The problem:
Return every line below in which "this" appears.

(begin)

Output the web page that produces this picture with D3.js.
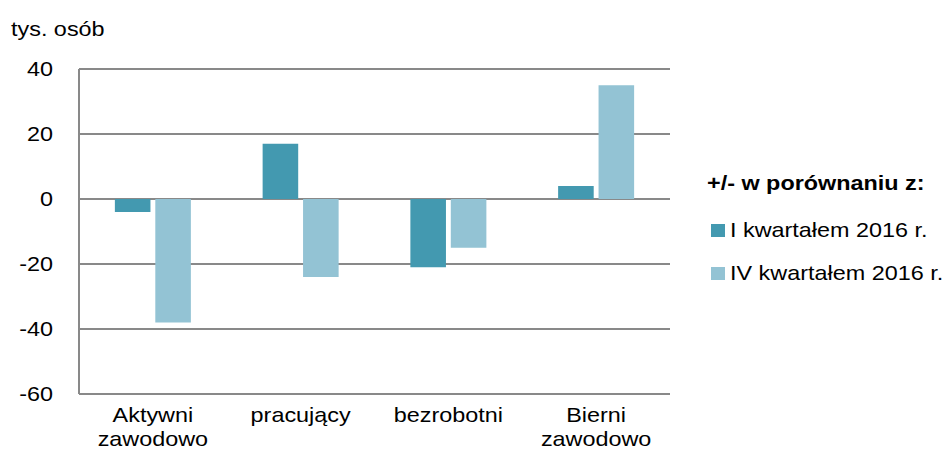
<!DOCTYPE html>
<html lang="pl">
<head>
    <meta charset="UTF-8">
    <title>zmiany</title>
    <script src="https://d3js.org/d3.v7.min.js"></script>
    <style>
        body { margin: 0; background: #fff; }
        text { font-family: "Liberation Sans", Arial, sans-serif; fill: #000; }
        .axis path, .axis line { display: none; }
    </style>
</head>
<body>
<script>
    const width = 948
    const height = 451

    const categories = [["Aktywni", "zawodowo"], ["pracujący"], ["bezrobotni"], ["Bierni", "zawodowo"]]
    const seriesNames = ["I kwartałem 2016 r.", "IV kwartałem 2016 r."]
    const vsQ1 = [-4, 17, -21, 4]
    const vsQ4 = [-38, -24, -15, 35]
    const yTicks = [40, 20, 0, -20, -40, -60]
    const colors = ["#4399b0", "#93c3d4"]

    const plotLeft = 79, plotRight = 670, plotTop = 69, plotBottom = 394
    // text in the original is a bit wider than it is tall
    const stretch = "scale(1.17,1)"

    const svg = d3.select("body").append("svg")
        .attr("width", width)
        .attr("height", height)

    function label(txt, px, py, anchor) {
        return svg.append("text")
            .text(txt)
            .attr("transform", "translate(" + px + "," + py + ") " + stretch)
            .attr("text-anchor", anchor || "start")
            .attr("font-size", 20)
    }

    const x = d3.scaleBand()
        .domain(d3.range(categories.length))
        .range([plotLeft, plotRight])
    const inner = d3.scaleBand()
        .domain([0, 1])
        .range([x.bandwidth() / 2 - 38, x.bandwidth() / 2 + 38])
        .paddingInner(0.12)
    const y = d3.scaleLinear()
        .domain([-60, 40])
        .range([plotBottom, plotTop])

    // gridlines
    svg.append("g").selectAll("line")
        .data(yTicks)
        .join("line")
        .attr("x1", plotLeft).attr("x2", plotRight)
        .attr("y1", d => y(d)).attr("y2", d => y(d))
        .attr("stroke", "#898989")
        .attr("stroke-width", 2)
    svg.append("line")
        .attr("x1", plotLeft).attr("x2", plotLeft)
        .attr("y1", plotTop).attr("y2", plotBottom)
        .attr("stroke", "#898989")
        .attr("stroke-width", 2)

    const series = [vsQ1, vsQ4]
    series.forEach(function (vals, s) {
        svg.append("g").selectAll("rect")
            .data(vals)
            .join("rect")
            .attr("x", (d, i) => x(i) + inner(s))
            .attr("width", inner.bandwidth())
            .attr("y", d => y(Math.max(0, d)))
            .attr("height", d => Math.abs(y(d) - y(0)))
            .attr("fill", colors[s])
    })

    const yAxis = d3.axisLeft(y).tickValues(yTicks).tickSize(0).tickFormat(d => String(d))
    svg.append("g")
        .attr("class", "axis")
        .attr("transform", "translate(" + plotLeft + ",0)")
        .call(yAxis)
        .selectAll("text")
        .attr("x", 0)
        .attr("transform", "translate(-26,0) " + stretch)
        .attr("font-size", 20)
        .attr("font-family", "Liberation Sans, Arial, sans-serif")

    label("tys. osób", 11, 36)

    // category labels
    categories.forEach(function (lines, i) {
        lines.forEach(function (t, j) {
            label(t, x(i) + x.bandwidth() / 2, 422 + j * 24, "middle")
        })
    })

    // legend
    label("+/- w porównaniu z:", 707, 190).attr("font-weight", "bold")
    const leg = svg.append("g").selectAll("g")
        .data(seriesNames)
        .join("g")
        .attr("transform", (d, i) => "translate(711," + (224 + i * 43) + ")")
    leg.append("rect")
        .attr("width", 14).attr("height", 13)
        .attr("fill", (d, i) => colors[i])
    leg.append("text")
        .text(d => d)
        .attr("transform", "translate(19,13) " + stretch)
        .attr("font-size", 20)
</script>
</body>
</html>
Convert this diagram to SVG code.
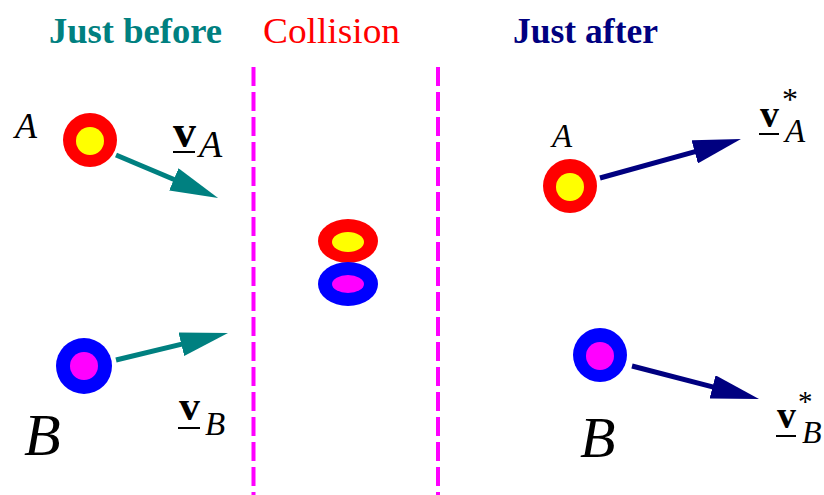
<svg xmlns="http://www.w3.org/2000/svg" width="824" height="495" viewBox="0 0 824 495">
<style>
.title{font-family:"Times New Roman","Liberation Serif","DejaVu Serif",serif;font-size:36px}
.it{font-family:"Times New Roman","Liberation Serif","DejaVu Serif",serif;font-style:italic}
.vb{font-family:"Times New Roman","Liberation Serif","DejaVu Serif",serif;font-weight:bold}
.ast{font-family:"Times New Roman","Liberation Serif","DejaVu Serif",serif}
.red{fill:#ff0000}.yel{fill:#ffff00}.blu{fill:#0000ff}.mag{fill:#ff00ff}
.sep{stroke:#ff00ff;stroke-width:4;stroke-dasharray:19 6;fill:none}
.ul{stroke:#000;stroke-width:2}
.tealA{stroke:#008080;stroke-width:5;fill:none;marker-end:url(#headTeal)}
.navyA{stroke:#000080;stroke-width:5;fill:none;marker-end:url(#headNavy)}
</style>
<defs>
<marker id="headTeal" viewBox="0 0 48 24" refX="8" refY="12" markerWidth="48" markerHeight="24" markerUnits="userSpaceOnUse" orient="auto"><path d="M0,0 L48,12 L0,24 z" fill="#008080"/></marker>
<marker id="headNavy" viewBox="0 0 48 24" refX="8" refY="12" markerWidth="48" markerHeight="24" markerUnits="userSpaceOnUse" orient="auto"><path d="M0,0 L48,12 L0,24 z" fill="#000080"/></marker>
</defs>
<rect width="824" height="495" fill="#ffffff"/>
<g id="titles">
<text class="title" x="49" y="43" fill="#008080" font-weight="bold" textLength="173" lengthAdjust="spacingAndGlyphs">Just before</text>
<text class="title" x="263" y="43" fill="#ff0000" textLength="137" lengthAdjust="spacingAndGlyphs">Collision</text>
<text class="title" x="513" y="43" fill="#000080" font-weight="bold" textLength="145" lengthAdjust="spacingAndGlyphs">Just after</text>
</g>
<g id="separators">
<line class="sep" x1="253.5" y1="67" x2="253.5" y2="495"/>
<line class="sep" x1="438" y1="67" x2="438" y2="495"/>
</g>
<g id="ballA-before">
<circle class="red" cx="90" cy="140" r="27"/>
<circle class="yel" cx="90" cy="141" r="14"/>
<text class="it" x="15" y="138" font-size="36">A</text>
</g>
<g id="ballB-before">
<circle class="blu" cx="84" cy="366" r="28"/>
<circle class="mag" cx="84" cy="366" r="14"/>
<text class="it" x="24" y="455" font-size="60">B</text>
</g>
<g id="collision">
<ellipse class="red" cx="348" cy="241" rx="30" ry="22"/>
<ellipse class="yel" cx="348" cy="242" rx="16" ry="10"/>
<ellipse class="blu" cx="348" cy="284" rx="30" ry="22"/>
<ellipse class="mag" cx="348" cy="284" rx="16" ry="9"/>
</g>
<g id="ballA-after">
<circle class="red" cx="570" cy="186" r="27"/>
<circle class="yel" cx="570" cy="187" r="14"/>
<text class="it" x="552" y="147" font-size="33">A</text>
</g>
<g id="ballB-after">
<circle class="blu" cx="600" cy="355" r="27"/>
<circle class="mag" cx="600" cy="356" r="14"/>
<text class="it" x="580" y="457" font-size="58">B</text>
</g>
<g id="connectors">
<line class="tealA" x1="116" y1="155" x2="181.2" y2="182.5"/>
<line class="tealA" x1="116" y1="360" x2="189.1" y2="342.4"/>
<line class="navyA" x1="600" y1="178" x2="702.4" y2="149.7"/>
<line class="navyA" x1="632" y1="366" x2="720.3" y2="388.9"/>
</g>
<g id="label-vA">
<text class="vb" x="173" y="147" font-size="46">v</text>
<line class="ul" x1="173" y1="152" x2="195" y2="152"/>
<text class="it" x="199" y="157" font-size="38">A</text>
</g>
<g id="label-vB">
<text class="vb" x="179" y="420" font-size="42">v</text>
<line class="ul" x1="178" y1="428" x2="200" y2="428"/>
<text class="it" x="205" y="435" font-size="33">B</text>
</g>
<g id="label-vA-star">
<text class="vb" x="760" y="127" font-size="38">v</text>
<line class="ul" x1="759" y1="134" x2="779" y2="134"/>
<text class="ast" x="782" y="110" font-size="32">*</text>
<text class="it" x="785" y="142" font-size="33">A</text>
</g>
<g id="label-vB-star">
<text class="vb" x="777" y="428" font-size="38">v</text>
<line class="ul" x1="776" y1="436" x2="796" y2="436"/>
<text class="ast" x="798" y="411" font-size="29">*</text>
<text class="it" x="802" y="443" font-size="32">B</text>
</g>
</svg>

(end)

Correct output:
Output the web page that produces this picture with D3.js.
Convert this diagram to SVG code.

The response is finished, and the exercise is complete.